This volume in the Modern Spiritual Master Series presents the life and writings of Clarence Jordan (1912-1969), a true prophet who believed that to be a Christian one has to walk the talk. After graduating from Southern Baptist Theological Seminary in Louisville, he and his wife and several other families, founded Koinonia Farm near Americus, Georgia, in 1942. The Greek word koinonia identified the early Jerusalem church whose members pooled all their resources and shared the life of Jesus Christ in a spirit of compassion and reconciliation, according to editor Joyce Hollyday in her introduction to this extraordinary man. He once defined faith as "not belief in spite of the evidence but a life in scorn of consequences."

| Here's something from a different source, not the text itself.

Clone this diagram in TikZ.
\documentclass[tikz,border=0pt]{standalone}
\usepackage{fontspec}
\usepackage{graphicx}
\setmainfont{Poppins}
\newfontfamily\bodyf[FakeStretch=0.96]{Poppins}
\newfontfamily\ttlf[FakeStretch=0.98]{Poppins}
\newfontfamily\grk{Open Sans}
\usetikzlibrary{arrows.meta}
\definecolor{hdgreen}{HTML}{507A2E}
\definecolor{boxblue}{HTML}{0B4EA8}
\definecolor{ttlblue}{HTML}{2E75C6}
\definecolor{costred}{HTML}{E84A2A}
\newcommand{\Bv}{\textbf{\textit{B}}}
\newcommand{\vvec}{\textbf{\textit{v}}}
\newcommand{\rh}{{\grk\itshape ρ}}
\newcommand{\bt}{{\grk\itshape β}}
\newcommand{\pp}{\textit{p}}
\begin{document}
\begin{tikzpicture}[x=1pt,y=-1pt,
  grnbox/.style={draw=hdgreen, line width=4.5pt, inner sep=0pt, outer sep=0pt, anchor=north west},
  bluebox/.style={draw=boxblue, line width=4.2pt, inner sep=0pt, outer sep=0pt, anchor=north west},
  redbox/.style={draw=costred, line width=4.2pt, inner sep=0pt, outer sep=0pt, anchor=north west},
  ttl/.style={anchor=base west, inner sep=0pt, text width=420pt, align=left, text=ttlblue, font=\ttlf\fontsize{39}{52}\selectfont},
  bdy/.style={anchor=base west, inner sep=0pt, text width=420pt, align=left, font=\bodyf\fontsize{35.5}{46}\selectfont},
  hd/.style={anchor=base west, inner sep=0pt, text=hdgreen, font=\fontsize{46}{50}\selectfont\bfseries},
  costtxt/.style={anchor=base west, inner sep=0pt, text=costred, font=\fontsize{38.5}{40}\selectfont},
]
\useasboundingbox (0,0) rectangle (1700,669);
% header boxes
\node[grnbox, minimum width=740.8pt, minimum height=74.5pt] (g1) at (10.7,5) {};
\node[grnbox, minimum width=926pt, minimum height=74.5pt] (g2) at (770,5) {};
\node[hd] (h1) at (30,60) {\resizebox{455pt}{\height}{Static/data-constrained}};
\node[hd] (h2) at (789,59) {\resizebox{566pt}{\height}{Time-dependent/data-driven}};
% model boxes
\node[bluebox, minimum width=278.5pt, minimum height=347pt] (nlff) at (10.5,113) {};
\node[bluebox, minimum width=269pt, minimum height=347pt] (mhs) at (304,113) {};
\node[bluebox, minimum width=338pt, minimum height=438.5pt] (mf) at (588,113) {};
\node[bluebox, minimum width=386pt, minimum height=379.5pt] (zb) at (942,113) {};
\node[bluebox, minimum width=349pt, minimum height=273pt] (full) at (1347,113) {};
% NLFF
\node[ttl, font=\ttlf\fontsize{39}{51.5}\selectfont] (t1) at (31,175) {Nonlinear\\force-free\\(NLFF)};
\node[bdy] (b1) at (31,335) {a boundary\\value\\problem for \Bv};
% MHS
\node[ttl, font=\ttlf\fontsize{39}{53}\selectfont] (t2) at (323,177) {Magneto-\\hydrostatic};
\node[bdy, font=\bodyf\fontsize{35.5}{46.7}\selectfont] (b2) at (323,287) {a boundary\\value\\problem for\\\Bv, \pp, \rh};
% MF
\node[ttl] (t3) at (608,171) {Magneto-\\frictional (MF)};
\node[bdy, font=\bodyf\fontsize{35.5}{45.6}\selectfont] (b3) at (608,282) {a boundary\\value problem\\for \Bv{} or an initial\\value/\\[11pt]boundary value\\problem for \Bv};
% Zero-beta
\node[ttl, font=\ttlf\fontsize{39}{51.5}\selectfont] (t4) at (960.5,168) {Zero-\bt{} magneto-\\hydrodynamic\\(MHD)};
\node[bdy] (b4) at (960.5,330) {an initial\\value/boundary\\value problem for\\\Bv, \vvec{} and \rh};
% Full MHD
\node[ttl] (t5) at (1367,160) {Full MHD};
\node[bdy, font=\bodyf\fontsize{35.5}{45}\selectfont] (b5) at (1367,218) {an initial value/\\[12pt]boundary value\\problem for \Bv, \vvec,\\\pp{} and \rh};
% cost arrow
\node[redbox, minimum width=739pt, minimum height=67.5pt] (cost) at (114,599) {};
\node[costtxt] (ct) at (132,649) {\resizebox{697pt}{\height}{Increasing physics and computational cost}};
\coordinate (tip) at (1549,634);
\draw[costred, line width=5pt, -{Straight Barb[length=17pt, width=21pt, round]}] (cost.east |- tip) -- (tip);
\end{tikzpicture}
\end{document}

Jordan had many radical ideas, which made him very unpopular with his Southern neighbors. During World War II, he followed the Christian practice of pacifism. He was very much against the rampant materialism in America. One day while visiting a fancy house of a wealthy person, he responded by saying, "Nice piece of plunder you got here." Jordan founded Fund for Humanity, a program for building homes for the economically marginalized which later evolved into Habitat for Humanity. He also instituted what he called "a cow library" in which families in need of milk could check out a cow free of charge. While all of these might have seemed quaint to his neighbors, they were for the Koinonia community valid expressions of the Gospel.

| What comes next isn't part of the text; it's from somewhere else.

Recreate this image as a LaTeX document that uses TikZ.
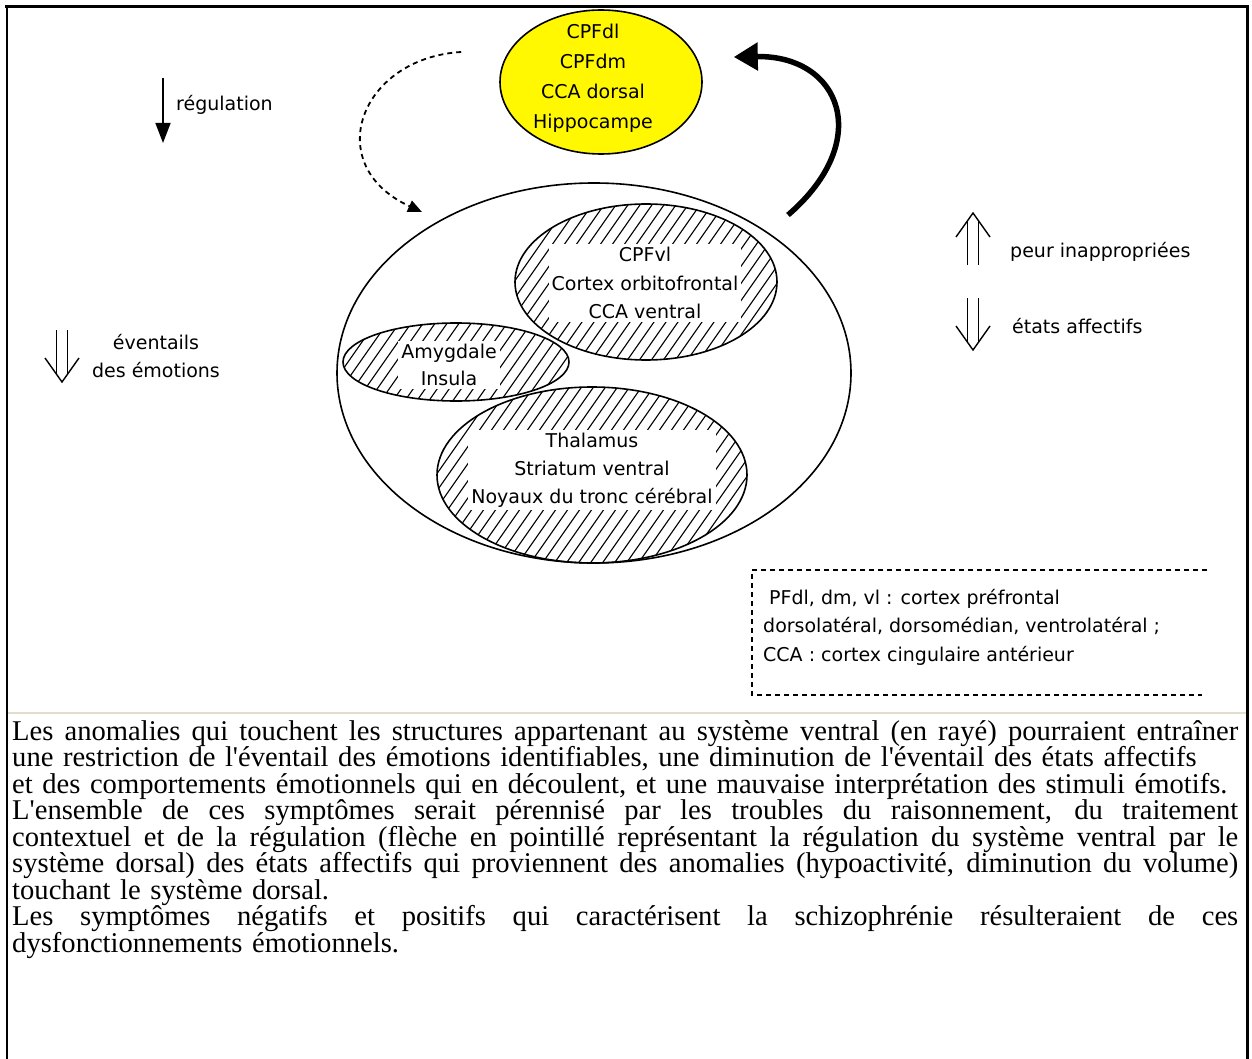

Following the Supreme Court's ruling on school desegregation, Jordan got into serious trouble with racists and members of the Ku Klux Klan when he tried to assist two African-American students in their application to a formerly segregated business college. This led to shooting, bombings, and vandalism against the Koinonia Farm. But Jordan steadfastly refused to leave. He spoke of these adversaries as people "with their personalities twisted and warped by prejudice and hate . . . If there is any balm in Gilead; if there is any healing in God's wings; if there is any hope shall we go off and leave people without hope? We have too many enemies to leave them. The redemptive love of God must somehow break through. If it costs us our lives, if we must be hung on the cross to redeem our brothers and sisters in the flesh, so let it be. It will be well worth it. To move away would be to deny the redemptive process of God."

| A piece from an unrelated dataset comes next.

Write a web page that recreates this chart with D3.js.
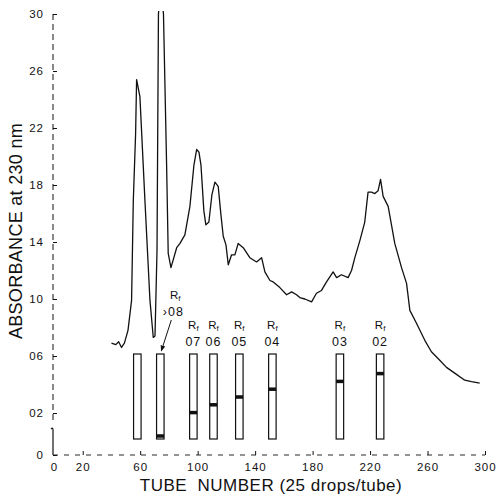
<!DOCTYPE html>
<html>
<head>
<meta charset="utf-8">
<script src="https://cdn.jsdelivr.net/npm/d3@7"></script>
<style>
  body { margin: 0; background: #fff; }
  text { font-family: "Liberation Sans", Arial, Helvetica, sans-serif; fill: #111; }
</style>
</head>
<body>
<svg id="chart" width="496" height="498"></svg>
<script>
// Elution profile: absorbance at 230 nm against tube number
const tubeNumber = [
  40, 43, 45, 47, 49, 51.5, 54, 55.2, 56.8, 57.5, 59.8, 63.3, 66.8, 69.1, 70.3,
  71.7, 72.7, 74.4, 76.2, 78.4, 79.5, 81.4, 85.4, 87.7, 91.1, 94.6, 97.4, 99.3,
  100.9, 102.3, 104.3, 105.7, 107.8, 109.9, 112, 114.3, 116.2, 117.8, 119.7,
  121.3, 123.6, 125.9, 128.2, 131.7, 136.3, 141, 144.5, 146.8, 150.3, 152.6,
  157.2, 161.9, 165.4, 168.8, 171.1, 174.6, 179.3, 182.7, 186.2, 189.7, 194.3,
  196.7, 200.1, 204.7, 207.1, 209.4, 212.9, 216.3, 218.6, 221, 223.3, 225.6,
  227.3, 229.1, 232.6, 237.2, 241.9, 245.4, 247.7, 252.3, 258.1, 262.7, 268.5,
  273.2, 278.9, 285.9, 290.6, 296.3
];
const absorbance = [
  0.69, 0.68, 0.70, 0.66, 0.69, 0.78, 0.99, 1.69, 2.16, 2.54, 2.42, 1.69, 0.99, 0.73, 0.74,
  1.34, 3.00, 3.20, 3.00, 1.93, 1.32, 1.22, 1.36, 1.39, 1.45, 1.65, 1.94, 2.05,
  2.03, 1.94, 1.62, 1.52, 1.54, 1.73, 1.82, 1.79, 1.59, 1.44, 1.38,
  1.24, 1.31, 1.31, 1.39, 1.36, 1.29, 1.26, 1.29, 1.19, 1.13, 1.12,
  1.08, 1.03, 1.05, 1.03, 1.01, 1.00, 0.98, 1.04, 1.06, 1.12, 1.19,
  1.15, 1.17, 1.15, 1.20, 1.29, 1.41, 1.54, 1.75, 1.75, 1.74, 1.76,
  1.84, 1.72, 1.65, 1.39, 1.22, 1.11, 0.92, 0.83, 0.71, 0.63, 0.57,
  0.52, 0.48, 0.43, 0.42, 0.41
];

// Polyacrylamide gels run on pooled fractions
const gelTube = [58, 74, 97, 111, 129, 152, 199, 227];
const gelRf = [null, 1.0, 0.7, 0.6, 0.5, 0.4, 0.3, 0.2];
const gelRfLabel = ["", "\u203a08", "07", "06", "05", "04", "03", "02"];

// Axis ticks and labels
const xTicks = [0, 20, 60, 100, 140, 180, 220, 260, 300];
const yTicks = [0, 0.2, 0.6, 1.0, 1.4, 1.8, 2.2, 2.6, 3.0];
const xTitle = "TUBE  NUMBER (25 drops/tube)";
const yTitle = "ABSORBANCE at 230 nm";

const svg = d3.select("#chart");

const x = d3.scaleLinear().domain([0, 300]).range([54, 485]);
// broken axis: 0 sits below the break, 0.2..3.0 above it
const y = d3.scaleLinear().domain([0, 0.2, 3.0]).range([455, 413, 14]);
// position of a band along a gel tube (origin at top)
const rfScale = d3.scaleLinear().domain([0, 1]).range([358, 436]);

const axisX0 = 53;
const ink = "#111";

// ---- y axis ----
const yAxis = d3.axisLeft(y)
  .tickValues(yTicks)
  .tickSizeInner(-4)
  .tickSizeOuter(0)
  .tickPadding(9)
  .tickFormat(v => v === 0 ? "0" : d3.format("02")(Math.round(v * 10)));
const gy = svg.append("g").attr("transform", `translate(${axisX0},0)`).call(yAxis);
gy.select(".domain").remove();
gy.selectAll(".tick line").attr("stroke", ink).attr("stroke-width", 1);
gy.selectAll(".tick text").attr("font-size", 11.5).attr("letter-spacing", 1)
  .style("font-family", "'Liberation Sans', Arial, sans-serif").attr("fill", ink);

// dashed upper part of the axis, break, solid lower part
svg.append("line")
  .attr("x1", axisX0).attr("x2", axisX0)
  .attr("y1", y(3.0)).attr("y2", 424)
  .attr("stroke", ink).attr("stroke-width", 1)
  .attr("stroke-dasharray", "6,4");
svg.append("path")
  .attr("d", `M${axisX0 - 2},429 Q${axisX0},427 ${axisX0},430 L${axisX0},${y(0)}`)
  .attr("fill", "none").attr("stroke", ink).attr("stroke-width", 1.2);

// ---- x axis ----
const xAxis = d3.axisBottom(x)
  .tickValues(xTicks)
  .tickSizeInner(-4)
  .tickSizeOuter(0)
  .tickPadding(8)
  .tickFormat(d3.format("d"));
const gx = svg.append("g").attr("transform", `translate(0,${y(0)})`).call(xAxis);
gx.select(".domain").remove();
gx.selectAll(".tick line").attr("stroke", ink).attr("stroke-width", 1)
  .attr("display", d => d === 0 ? "none" : null);
gx.selectAll(".tick text").attr("font-size", 11.5).attr("letter-spacing", 1)
  .style("font-family", "'Liberation Sans', Arial, sans-serif").attr("fill", ink);
svg.append("line")
  .attr("x1", axisX0).attr("x2", x(300))
  .attr("y1", y(0)).attr("y2", y(0))
  .attr("stroke", ink).attr("stroke-width", 0.9)
  .attr("stroke-dasharray", "5,6");

// ---- titles ----
svg.append("text")
  .attr("x", 271).attr("y", 491)
  .attr("text-anchor", "middle")
  .attr("font-size", 17)
  .attr("letter-spacing", 0.5)
  .style("white-space", "pre")
  .text(xTitle);
svg.append("text")
  .attr("transform", `translate(22,231) rotate(-90)`)
  .attr("text-anchor", "middle")
  .attr("font-size", 18)
  .attr("letter-spacing", 0.3)
  .text(yTitle);

// ---- elution curve ----
svg.append("clipPath").attr("id", "plot-clip")
  .append("rect").attr("x", 0).attr("y", 11).attr("width", 496).attr("height", 460);
const profile = tubeNumber.map((t, i) => [t, absorbance[i]]);
svg.append("path")
  .datum(profile)
  .attr("clip-path", "url(#plot-clip)")
  .attr("fill", "none")
  .attr("stroke", ink)
  .attr("stroke-width", 1.3)
  .attr("stroke-linejoin", "round")
  .attr("d", d3.line().x(d => x(d[0])).y(d => y(d[1])));

// ---- gel tubes ----
const tubeW = 7.5;
const gels = gelTube.map((t, i) => ({ t, rf: gelRf[i], label: gelRfLabel[i], i }));
const g = svg.append("g");
g.selectAll("rect.tube").data(gels).join("rect")
  .attr("class", "tube")
  .attr("x", d => x(d.t) - tubeW / 2)
  .attr("y", rfScale.range()[0] - 4)
  .attr("width", tubeW)
  .attr("height", 85)
  .attr("fill", "#fff")
  .attr("stroke", ink)
  .attr("stroke-width", 1.2);
g.selectAll("rect.band").data(gels.filter(d => d.rf != null)).join("rect")
  .attr("class", "band")
  .attr("x", d => x(d.t) - tubeW / 2)
  .attr("y", d => Math.min(rfScale(d.rf) - 1.75, 435.5))
  .attr("width", tubeW)
  .attr("height", 3.5)
  .attr("fill", ink);

// Rf labels above the tubes; the dye-front tube is labelled to the side with an arrow
const labelled = gels.filter(d => d.label);
const rfText = g.selectAll("text.rf").data(labelled).join("text")
  .attr("class", "rf")
  .attr("text-anchor", "middle")
  .attr("x", d => x(d.t) + (d.i === 1 ? 15 : 0))
  .attr("y", d => d.i === 1 ? 299 : 329);
rfText.append("tspan").attr("font-size", 11.5).text("R");
rfText.append("tspan").attr("font-size", 8).attr("dy", 1.5).text("f");
g.selectAll("text.rfv").data(labelled).join("text")
  .attr("class", "rfv")
  .attr("text-anchor", "middle")
  .attr("x", d => x(d.t) + (d.i === 1 ? 13 : 0))
  .attr("y", d => d.i === 1 ? 316 : 346)
  .attr("font-size", 12.5)
  .attr("letter-spacing", 1)
  .text(d => d.label);

svg.append("defs").append("marker")
  .attr("id", "arrow").attr("viewBox", "0 0 10 10")
  .attr("refX", 9).attr("refY", 5)
  .attr("markerWidth", 6).attr("markerHeight", 6)
  .attr("orient", "auto")
  .append("path").attr("d", "M0,1 L10,5 L0,9 Z").attr("fill", ink);
const dyeTube = gels[1];
svg.append("line")
  .attr("x1", x(dyeTube.t) + 11).attr("y1", 320)
  .attr("x2", x(dyeTube.t) + 1).attr("y2", 351)
  .attr("stroke", ink).attr("stroke-width", 1)
  .attr("marker-end", "url(#arrow)");
</script>
</body>
</html>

Many of the excerpts in this paperback are from Jordan's sermons and translations of Scripture his "Cotton Patch" version of the New Testament. Here Jesus is fully human and speaking in terms that everyone can understand. For example, here is Jordan's translation of 2 Corinthians:
"We who live for Jesus always flirt with death, in order that Jesus' life may be all the more evident in our fragile flesh. So while death is operating in us, life too is in you. Having the same spirit of faithfulness described by the Scripture, which says, 'I acted, then I talked,' we too act, then we talk. We are sure that the One who made the Lord Jesus to live again will also make us alive and stand us all up together. Really, this all happened for you, in order that kindness which overflows onto many might swell up as a mighty prayer of thanksgiving and praise to God.
"And that's why we don't poop out. Even if we look worn out on the outside, we are constantly refreshed on the inside. After all, it will turn out that our little old troubles will be more than outweighed by our eternal glory. We just don't put any stock in outward things but in inner things. For outward things are perishable, while inner things are eternal."